Amdahl to reinvent itself in e-services push

Having been regarded as a somewhat minor player in emerging services sectors, Amdahl is crafting an Internet-based electronic-services strategy that will be anchored by a distributed data management architecture.

Amdahl's first steps into the e-services arena will involve a series of alliances that will allow it to become an application service provider (ASP), said David B. Wright, president and CEO of Amdahl.

Sources close to the company said Amdahl is negotiating an alliance with Oracle in which it will offer Oracle application services running on its data centres in San Francisco and Dublin, Ireland. Amdahl also hopes to strike alliances with Bell Atlantic and Exodus to provide additional data-centre capacity, according to sources.

Amdahl says it will differentiate itself from its rivals in this space by leveraging a suite of data management tools, allowing the company to effectively police service-level agreements (SLAs), said Alan Bell, group president of Amdahl Global Solutions.
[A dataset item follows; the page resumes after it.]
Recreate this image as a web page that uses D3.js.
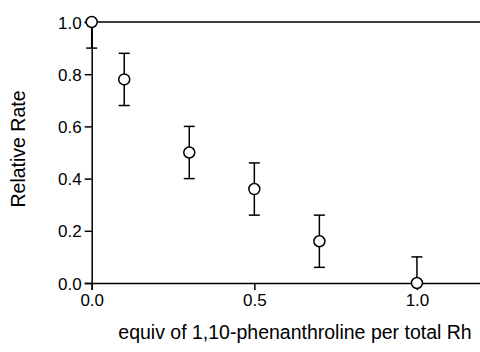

Right now most customers have no way of knowing whether the applications they paid for via the Web are actually running at any given time, Bell said. By giving customers access to a set of tools called EnView, to monitor compliance with SLAs, Amdahl expects to create a unique position for itself, he added.

At the core of the Amdahl set of tools is Star Manager, a console for managing various third-party data management utilities. Two other critical tools are Star Rise, which can index the data attributes of any operating system or application at any given time, and Star Vault, which maps the locations of different applications and data types.

Amdahl will also extend its reseller relationship with Legato Systems to include that company's entire suite of tools, and sometime next year, Amdahl will also resell Internet performance-analysis tools developed by Fujitsu, said Linda Wink, group president of Amdahl's software division. Fujitsu is the parent company of Amdahl.

The reason for Amdahl's foray into the ASP market is clear, in light of market projections. International Data Corp. (IDC) predicts that customer spending on ASP services will reach $4.5 billion in 2003, with money spent on enterprise applications increasing from about $150 million in 1999 to $2 billion in 2003.

Amdahl provides IT services for Fujitsu and already manages applications for Merrill Lynch running at data centres owned by Exodus, but the company faces stiff competition in a market also targeted by Unisys, Hewlett-Packard, and IBM.

"We see everyone in the industry trying to figure out how to participate in the ASP market," said Meredith Whalen, an IDC analyst.

Although Amdahl's monitoring tools make good sense for ASPs, most IT customers have a limited need for application monitoring.

"Having access to such tools would help customers feel like they're part of the process," Whalen added.